When we repeatedly see or hear a piece of information, our brain processes it more easily. The brain mistakenly interprets this "processing fluency" as "information credibility."

  • Think of advertising: "This holiday season, gifts are only XXX!" Hearing it hundreds of times makes it feel like an unquestionable truth, right?
  • Fake news works the same way: When you see the same fake news item forwarded in several group chats by several friends, you start wondering, "So many people are saying this, could it be true?"

3. Anchoring Effect

When making judgments, our brains are easily "anchored" by the first piece of information they receive. Subsequent information is adjusted around this "anchor," but it's hard to completely escape its influence.

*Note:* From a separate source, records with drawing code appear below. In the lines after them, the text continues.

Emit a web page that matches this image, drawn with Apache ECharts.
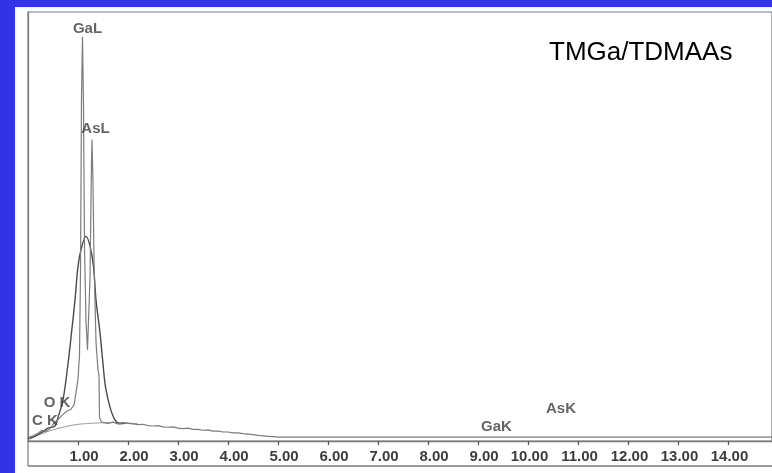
<!DOCTYPE html>
<html><head><meta charset="utf-8">
<script src="https://cdn.jsdelivr.net/npm/echarts@6/dist/echarts.min.js"></script>
<style>html,body{margin:0;padding:0;background:#fff}#c{width:772px;height:473px}</style>
</head><body><div id="c"></div>
<script>
// Sharp (high resolution) spectrum: energy (keV) and counts (arbitrary, 0-1000)
const sharpKeV = [0.00,0.10,0.20,0.28,0.36,0.45,0.52,0.60,0.70,0.78,0.86,0.92,0.96,1.00,1.03,1.05,1.07,1.09,1.11,1.13,1.16,1.19,1.21,1.24,1.27,1.28,1.30,1.32,1.36,1.40,1.42,1.43,1.47,1.5,1.6,1.7,1.8,1.9,2.0,2.1,2.2,2.3,2.4,2.5,2.6,2.7,2.8,2.9,3.0,3.1,3.2,3.3,3.4,3.5,3.6,3.7,3.8,3.9,4.0,4.1,4.2,4.3,4.4,4.5,4.6,4.7,4.8,4.9,5.0,5.5,6.0,7.0,8.0,9.0,10.0,11.0,12.0,13.0,14.0,15.0];
const sharpCounts = [8,12,18,25,22,30,42,50,62,70,74,84,112,145,200,400,800,942,780,450,280,212,215,380,650,703,600,420,230,165,152,55,44,43,41,44,40,43,41,40,38,39,36,35,36,33,32,33,30,29,30,27,27,25,26,23,23,21,21,19,19,17,16,15,13,12,11,10,9,9,9,9,9,9,9,9,9,9,9,9];
// Broad (low resolution) spectrum
const broadKeV = [0.00,0.10,0.20,0.30,0.40,0.54,0.60,0.70,0.80,0.87,0.94,1.00,1.06,1.16,1.24,1.31,1.36,1.44,1.50,1.55,1.64,1.74,1.84,1.95];
const broadCounts = [5,9,15,22,30,35,55,96,180,252,329,407,446,477,455,407,329,252,180,126,79,49,40,41];
// Smooth background (bremsstrahlung) curve
const bgKeV = [0.05,0.10,0.30,0.50,0.70,0.90,1.10,1.40,1.70,2.00,2.20];
const bgCounts = [5,8,18,26,32,37,40,42,43,42,40];
// Peak annotations
const peakNames = ['GaL','AsL','O K','C K','GaK','AsK'];
const peakKeV = [1.19,1.35,0.58,0.34,9.37,10.66];
const peakCounts = [961,727,88,47,32,75];

const chart = echarts.init(document.getElementById('c'), null, {renderer:'canvas'});
const zip = (a,b) => a.map((v,i)=>[v,b[i]]);
const frame = '#7a7a7a';
const txt = '#3c3c3c';
const ff = 'Liberation Sans, Arial, sans-serif';
chart.setOption({
  backgroundColor:'#ffffff',
  animation:false,
  grid:{left:28,right:-4,top:12,bottom:32,show:true,borderColor:frame,borderWidth:1.2,backgroundColor:'transparent'},
  xAxis:{type:'value',min:0,max:14.88,interval:1,
    axisLine:{show:true,lineStyle:{color:frame,width:1.3}},
    axisTick:{show:true,length:4,lineStyle:{color:'#555',width:1.2}},
    splitLine:{show:false},
    axisLabel:{show:true,showMinLabel:false,showMaxLabel:false,margin:8,
      color:txt,fontFamily:ff,fontWeight:'bold',fontSize:15,
      formatter:(v)=>{const s=v.toFixed(2);return s.length>4?'{w|'+s+'}':'{n|'+s+'}';},
      rich:{n:{padding:[0,0,0,12],color:txt,fontFamily:ff,fontWeight:'bold',fontSize:15},
            w:{padding:[0,0,0,3],color:txt,fontFamily:ff,fontWeight:'bold',fontSize:15}}}
  },
  yAxis:{type:'value',min:0,max:1000,axisLine:{show:true,lineStyle:{color:frame,width:1.2}},axisTick:{show:false},axisLabel:{show:false},splitLine:{show:false}},
  series:[
    {type:'line',data:zip(bgKeV,bgCounts),smooth:true,showSymbol:false,lineStyle:{color:'#9a9a9a',width:1},z:1},
    {type:'line',data:zip(broadKeV,broadCounts),smooth:0.35,showSymbol:false,lineStyle:{color:'#4a4a4a',width:1.4},z:2},
    {type:'line',data:zip(sharpKeV,sharpCounts),smooth:false,showSymbol:false,lineStyle:{color:'#7c7c7c',width:1.2},z:3},
    {type:'scatter',symbolSize:0,z:5,
      data:peakNames.map((n,i)=>({name:n,value:[peakKeV[i],peakCounts[i]]})),
      label:{show:true,position:'inside',formatter:(p)=>p.name,color:txt,
        fontFamily:ff,fontWeight:'bold',fontSize:15}}
  ],
  graphic:[
    {type:'rect',shape:{x:0,y:0,width:772,height:7},style:{fill:'#3232e6'},z:100},
    {type:'rect',shape:{x:0,y:0,width:15,height:473},style:{fill:'#3232e6'},z:100},
    {type:'line',shape:{x1:28,y1:441,x2:28,y2:466},style:{stroke:frame,lineWidth:1.2},z:50},
    {type:'line',shape:{x1:28,y1:466,x2:772,y2:466},style:{stroke:frame,lineWidth:1.3},z:50},
    {type:'text',left:549,top:40,style:{text:'TMGa/TDMAAs',fill:'#000',font:'26px "Liberation Sans", Arial, sans-serif'},z:60}
  ]
});
</script></body></html>
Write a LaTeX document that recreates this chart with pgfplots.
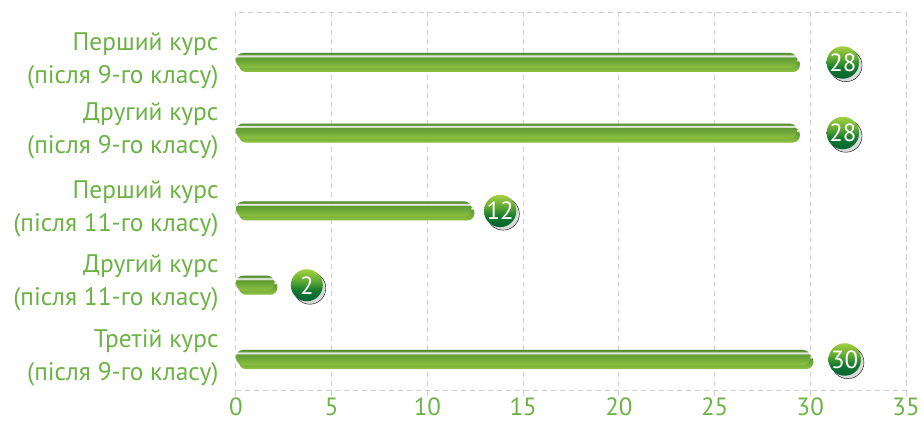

  • Example: A fake news alert pops up: "Experts predict earthquake in Location Z will reach magnitude 9!" Later, an official refutation states: "This is false; the actual quake measured magnitude 5."
  • Even though people know magnitude 9 is false, their panic was anchored by the "9." Even after the correction, their perception of "magnitude 5" might be more alarming than if they'd heard "magnitude 5" first. They think, "Thank goodness it wasn't 9," but the seed of panic is already planted.

4. Bandwagon Effect

Commonly known as "following the crowd." When we see many people believing or sharing a piece of information, we tend to believe it's correct, even if it's baseless. This is an instinct to seek social validation. On social media, the number of "shares" and "likes" on a post itself becomes a form of persuasion.

To Summarize

Therefore, the proliferation of fake news is the result of "favorable timing, advantageous terrain, and human harmony" working together:

  • Timing (The Content Itself): Fake news leverages emotion and novelty; its content is simple, blunt, and highly contagious.
  • Terrain (The Channels): Social media algorithms, chasing traffic, become fake news's "best partner."
  • Human Harmony (Our Brains): Our cognitive weaknesses like confirmation bias and the illusory truth effect make us the "susceptible population" for fake news.

So, what can we do?

The most important thing is to cultivate media literacy. Next time you see a piece of news that triggers your emotions and makes you want to share it immediately, pause for a few seconds and ask yourself:

  • What's the source? Is it a reputable news organization, or an obscure public account/personal account?
  • Are there other sources? Have other mainstream media reported the same thing?
  • Does this seem too "perfect"? Does it simplistically blame everything on one person or group?

Asking these questions helps upgrade our brain's "firewall," making us less likely to be led astray by fake news.